One of the main ways councillors and the public can find out what is happening in Shropshire Council, and make political points, is to ask questions or deliver petitions. There are several interesting questions at next Thursday’s Council meeting, including on affordable housing, recycling and business rates. The council will also consider plans to limit public questions at future meetings.
One of the main ways of the public engaging with the council is through questions at full council meetings. Shropshire Council has long not been keen on them. The current rules are that a member of the public can submit a question in writing in advance, get a written response at the council meeting and then ask a supplementary question. If Shropshire Council approves a proposal on Thursday, questioners will have to give notice of a question up to 24 hours in advance, rather than 48 hours as at present. The question will be asked in person at the meeting. The relevant portfolio holder will give a verbal reply. No supplementary questions will be allowed. The aim is clearly to prevent citizens springing unexpected questions on portfolio holders who don’t know the answer.
This is a retrograde step. We should look at increasing public participation in council matters not reducing it. Unfortunately, Shropshire Council has a track record here.
Update: On a majority vote, councillors voted to ban the public from asking a supplementary question at future council meetings. Some Tories voted against this proposal to reduce public participation in meetings, as did all opposition councillors.
We won’t know what public questions will be asked on Thursday until shortly before the meeting.
The other way the public engage is through petitions. There are two petitions on the agenda for Thursday’s council meeting:
1) Petition opposing the changes and charges to the Market Drayton Car Park.
2) Say NO to Council plans to raise parking charges in Shrewsbury.

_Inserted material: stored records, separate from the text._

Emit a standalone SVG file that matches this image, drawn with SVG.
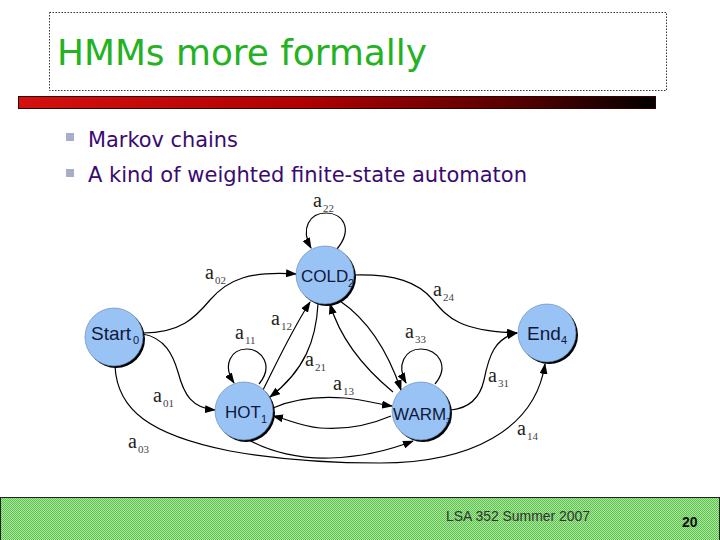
<svg xmlns="http://www.w3.org/2000/svg" width="720" height="540" viewBox="0 0 720 540">
<style>
.title{font-family:"DejaVu Sans","Verdana",sans-serif;font-size:36px;fill:#22b222}
.bul{font-family:"DejaVu Sans","Verdana",sans-serif;font-size:22px;fill:#3a0a70}
.nt{font-family:"Liberation Sans",Arial,sans-serif;font-size:17px;fill:#10183a}
.nb{font-family:"Liberation Sans",Arial,sans-serif;font-size:19px;fill:#10183a}
.ns{font-family:"Liberation Sans",Arial,sans-serif;font-size:11px;fill:#10183a}
.la{font-family:"Liberation Serif","Times New Roman",serif;font-size:20px;fill:#222}
.ls{font-family:"Liberation Serif","Times New Roman",serif;font-size:11px;fill:#444}
.e{fill:none;stroke:#000;stroke-width:1.2;marker-end:url(#arr)}
.sh{fill:#000}
.c{fill:#99c3f5;stroke:#5c7fb0;stroke-width:0.6}
.foot{font-family:"Liberation Sans",Arial,sans-serif;font-size:14px;fill:#333}
</style>
<defs>
<marker id="arr" markerWidth="11" markerHeight="8" refX="10" refY="4" orient="auto" markerUnits="userSpaceOnUse">
<path d="M0,0 L11,4 L0,8 z" fill="#000"/>
</marker>
<linearGradient id="bar" x1="0" y1="0" x2="1" y2="0">
<stop offset="0" stop-color="#d41010"/>
<stop offset="0.45" stop-color="#b00000"/>
<stop offset="0.8" stop-color="#500000"/>
<stop offset="1" stop-color="#000"/>
</linearGradient>
<pattern id="chk" width="2" height="2" patternUnits="userSpaceOnUse">
<rect width="2" height="2" fill="#ace8a0"/>
<rect width="1" height="1" fill="#5cc04c"/>
<rect x="1" y="1" width="1" height="1" fill="#5cc04c"/>
</pattern>
</defs>
<rect width="720" height="540" fill="#fff"/>
<g id="title">
<rect x="49.5" y="12.5" width="617" height="78" fill="none" stroke="#333" stroke-width="1" stroke-dasharray="1.5,1.5"/>
<text class="title" x="57" y="65" textLength="370" lengthAdjust="spacingAndGlyphs">HMMs more formally</text>
</g>
<rect x="18.5" y="96.5" width="637" height="12" fill="url(#bar)" stroke="#300" stroke-width="1"/>
<g id="bullets">
<rect x="66" y="133" width="8" height="8" fill="#a8aec8"/>
<text class="bul" x="88" y="147" textLength="150" lengthAdjust="spacingAndGlyphs">Markov chains</text>
<rect x="66" y="169" width="8" height="8" fill="#a8aec8"/>
<text class="bul" x="88" y="182" textLength="439" lengthAdjust="spacingAndGlyphs">A kind of weighted finite-state automaton</text>
</g>
<g id="connectors">
<path id="e02" class="e" d="M143,333 C180,333 195,318 210,300 C228,279 250,271 296,274"/>
<path id="e01" class="e" d="M143,334 C165,338 173,355 178,372 C184,395 192,408 215,410"/>
<path id="e22" class="e" d="M337,249 C354,228 342,213 326,213 C310,213 300,228 311,248"/>
<path id="e11" class="e" d="M259,384 C274,366 262,349 247,349 C231,349 222,365 234,383"/>
<path id="e33" class="e" d="M435,384 C450,366 438,349 421,349 C405,349 396,365 406,383"/>
<path id="e24" class="e" d="M354,275 C395,274 418,282 433,300 C448,318 460,331 517,333"/>
<path id="e34" class="e" d="M451,410 C470,408 480,398 484,380 C489,355 495,338 517,333"/>
<path id="e12" class="e" d="M263,390 C278,360 292,330 310,302"/>
<path id="e21" class="e" d="M318,304 C316,340 305,370 270,397"/>
<path id="e32" class="e" d="M393,392 C370,373 342,345 330,304"/>
<path id="e23" class="e" d="M340,301 C368,320 388,352 401,390"/>
<path id="e13" class="e" d="M273,408 C295,398 320,396 345,398 C365,400 378,404 392,406"/>
<path id="e31" class="e" d="M391,416 C370,425 345,430 320,428 C300,426 290,420 273,416"/>
<path id="e13b" class="e" d="M249,440 C270,452 300,459 330,458 C360,457 385,452 413,441"/>
<path id="e04" class="e" d="M115,366 C117,410 150,435 230,451 C280,460 330,463 380,463 C470,463 535,430 545,364"/>
</g>
<g id="labels">
<text class="la" x="313" y="207">a</text><text class="ls" x="323" y="212">22</text>
<text class="la" x="205" y="279">a</text><text class="ls" x="215" y="284">02</text>
<text class="la" x="433" y="296">a</text><text class="ls" x="443" y="301">24</text>
<text class="la" x="271" y="325">a</text><text class="ls" x="281" y="330">12</text>
<text class="la" x="235" y="339">a</text><text class="ls" x="245" y="344">11</text>
<text class="la" x="305" y="366">a</text><text class="ls" x="315" y="371">21</text>
<text class="la" x="333" y="390">a</text><text class="ls" x="343" y="395">13</text>
<text class="la" x="405" y="338">a</text><text class="ls" x="415" y="343">33</text>
<text class="la" x="153" y="402">a</text><text class="ls" x="163" y="407">01</text>
<text class="la" x="488" y="382">a</text><text class="ls" x="498" y="387">31</text>
<text class="la" x="517" y="435">a</text><text class="ls" x="527" y="440">14</text>
<text class="la" x="128" y="448">a</text><text class="ls" x="138" y="453">03</text>
</g>
<g id="start">
<circle class="sh" cx="116" cy="339" r="29"/>
<circle class="c" cx="114" cy="337" r="29"/>
<text class="nb" x="91" y="340">Start</text><text class="ns" x="133" y="344">0</text>
</g>
<g id="cold">
<circle class="sh" cx="327" cy="277" r="29"/>
<circle class="c" cx="325" cy="275" r="29"/>
<text class="nt" x="301" y="282">COLD</text><text class="ns" x="348" y="287">2</text>
</g>
<g id="hot">
<circle class="sh" cx="246" cy="413" r="29"/>
<circle class="c" cx="244" cy="411" r="29"/>
<text class="nt" x="225" y="418">HOT</text><text class="ns" x="261" y="423">1</text>
</g>
<g id="warm">
<circle class="sh" cx="423" cy="413" r="29"/>
<circle class="c" cx="421" cy="411" r="29"/>
<text class="nt" x="393" y="420">WARM</text><text class="ns" x="446" y="424" style="font-size:9px">3</text>
</g>
<g id="end">
<circle class="sh" cx="549" cy="335" r="29"/>
<circle class="c" cx="547" cy="333" r="29"/>
<text class="nb" x="527" y="340">End</text><text class="ns" x="561" y="344">4</text>
</g>
<g id="footer">
<rect x="0.5" y="497.5" width="719" height="43" fill="url(#chk)" stroke="#222" stroke-width="1"/>
<text class="foot" x="446" y="521" textLength="144" lengthAdjust="spacingAndGlyphs">LSA 352 Summer 2007</text>
<text class="foot" x="682" y="527" style="font-weight:bold;fill:#111">20</text>
</g>
</svg>
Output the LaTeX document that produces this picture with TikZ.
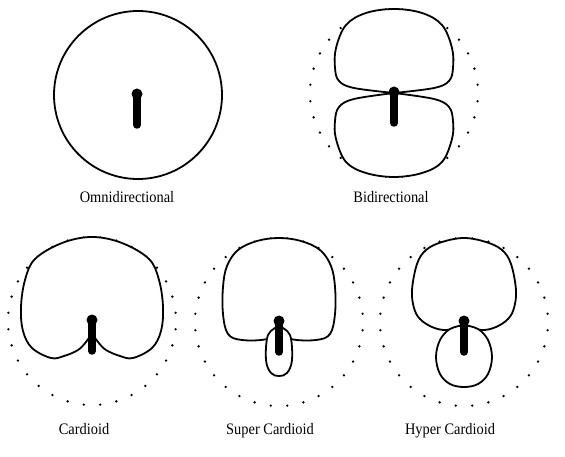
\documentclass[tikz,border=0pt]{standalone}
\usepackage{fontspec}
\setmainfont{Liberation Serif}[FakeStretch=0.9]

\tikzset{
    lobe/.style={draw=black, fill=white, line width=1.8pt, line join=round},
    label/.style={anchor=base, inner sep=0pt, font=\fontsize{16}{18}\selectfont},
}
% microphone body at the origin of the current scope
\newcommand{\micstick}{%
    \fill (0,-1) circle (5.5pt);
    \draw[line width=7.5pt, line cap=round] (0,0) -- (0,30);}
% dotted reference ring
\newcommand{\dotring}[1]{%
    \foreach \a in {0,...,31}
        \fill ({5.625+11.25*\a}:#1) circle (1.3pt);}

\begin{document}
\begin{tikzpicture}[x=1pt, y=-1pt]
    \useasboundingbox (0,0) rectangle (565,457);

        % omnidirectional
        \draw[lobe] (138,95) circle (84pt);
        \begin{scope}[shift={(137,95)}]
            \micstick
        \end{scope}
        \node[label] (omni) at (127,203) {Omnidirectional};

        % bidirectional
        \begin{scope}[shift={(394,93)}]
            \dotring{84}
            \draw[lobe] plot[smooth, tension=0.6] coordinates {(0,0) (40,-5) (55,-12) (59,-25) (58,-45) (48,-68) (28,-80)
                (0,-84) (-28,-80) (-48,-68) (-58,-45) (-59,-25) (-55,-12) (-40,-5) (0,0)} -- cycle;
            \draw[lobe] plot[smooth, tension=0.6] coordinates {(0,0) (40,6) (55,14) (59,28) (58,46) (48,69) (28,80)
                (0,84) (-28,80) (-48,69) (-58,46) (-59,28) (-55,14) (-40,6) (0,0)} -- cycle;
            \micstick
        \end{scope}
        \node[label] (bidir) at (391,203) {Bidirectional};

        % cardioid
        \begin{scope}[shift={(92,321)}]
            \dotring{84}
            \draw[lobe] plot[smooth, tension=0.6] coordinates {(0,12) (6,21) (14,29) (28,35) (41,37) (60,27) (69,10)
                (71,-14) (67,-41) (57,-62) (30,-78) (0,-84) (-30,-78) (-57,-62) (-67,-41) (-71,-14) (-69,10)
                (-60,27) (-41,37) (-28,35) (-14,29) (-6,21) (0,12)} -- cycle;
            \micstick
        \end{scope}
        \node[label] (cardioid) at (84,434) {Cardioid};

        % super cardioid
        \begin{scope}[shift={(279,322)}]
            \dotring{84}
            \draw[lobe] plot[smooth, tension=0.6] coordinates {(0,8) (12,17) (37,18) (51,12) (56,-8) (56,-35)
                (52,-56) (41,-72) (22,-81) (0,-84) (-22,-81) (-41,-72) (-52,-56) (-56,-35) (-56,-8) (-51,12)
                (-37,18) (-12,17) (0,8)} -- cycle;
            \draw[lobe] plot[smooth, tension=0.6] coordinates {(0,4) (11,13) (13,38) (8,51) (0,54) (-8,51)
                (-13,38) (-11,13) (0,4)} -- cycle;
            \micstick
        \end{scope}
        \node[label] (super) at (270,434) {Super Cardioid};

        % hyper cardioid
        \begin{scope}[shift={(464,322)}]
            \dotring{84}
            \draw[lobe] plot[smooth, tension=0.6] coordinates {(0,4) (18,8) (32,5) (44,-3) (50,-14) (52,-32)
                (47,-58) (38,-72) (22,-80) (0,-84) (-22,-80) (-38,-72) (-47,-58) (-52,-32) (-50,-14) (-44,-3)
                (-32,5) (-18,8) (0,4)} -- cycle;
            \draw[lobe] plot[smooth, tension=0.6] coordinates {(0,3) (14,7) (24,18) (28,35) (24,52) (14,62)
                (0,65) (-14,62) (-24,52) (-28,35) (-24,18) (-14,7) (0,3)} -- cycle;
            \micstick
        \end{scope}
        \node[label] (hyper) at (450,434) {Hyper Cardioid};

\end{tikzpicture}
\end{document}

Each petition will have gained at least 1,000 signatures. The petitioners will be allowed five minutes to outline their case, after which there will be a debate among council members of up to 15 minutes. Council leaders will then decide whether to take any action following the petition.
Councillors are entitled to present motions, calling for change in the way the council operates. There are three on the agenda on Thursday.
1) Green councillor Julian Dean will ask the council to make representations to the government on proposals to remove domestic abuse refuges and other forms of short-term supported housing from the welfare system.
2) Lib Dem councillor Heather Kidd is calling on council officers to urgently bring forward innovative ways to build housing to satisfy local need and not the profits of developers in our rural areas.
3) I am asking officers to explore the case for a countywide lottery.
Councillor questions are an important way of finding out what is happening at the council and also make political statements. There are nine questions at this meeting, rather more than usual. The questions and answers are online. Councillors will be allowed to ask a supplementary question during the meeting – but not comment on either the written answer or the oral response to the supplementary question.
Conservative councillors David Turner and Stuart West have questions congratulating the council leadership on keeping the budget under control and on the high performance of children and adult services. Lib Dem has Heather Kidd asked how much local needs affordable housing has been built in rural areas. Fellow Lib Dem Roger Evans has questions on the community infrastructure levy and transfer of staff from Shropshire Council under TPUE regulations. Labour’s Pam Mosely is asking about the costs of employment of agency staff. Independent Dave Tremellen is asking about what has happened to a working group that was considering planning matters.
I have a question on recycling, including what is being done to get black plastic recycled and whether the council is to charge for collecting green waste. My second question is on the take up of rates relief.
It’s going to be a busy council meeting with a lot of other items on the agenda, including making many of those surviving on benefits pay 20% of their council tax bill and the potential purchase of shopping centres in Shrewsbury.
This is the last meeting of the year and members will be chomping at the bit for their Christmas lunch by the end of the meeting.
. This applies to other council meetings, including the three planning committees and cabinet.
. It is not clear that the question itself needs to be submitted rather than notice given, but I think the full question will have to be in writing.
. The system has been abused on at least one occasion, with the questioner using the supplementary question to attack a councillor. But this is rare and the speaker can stop this happening.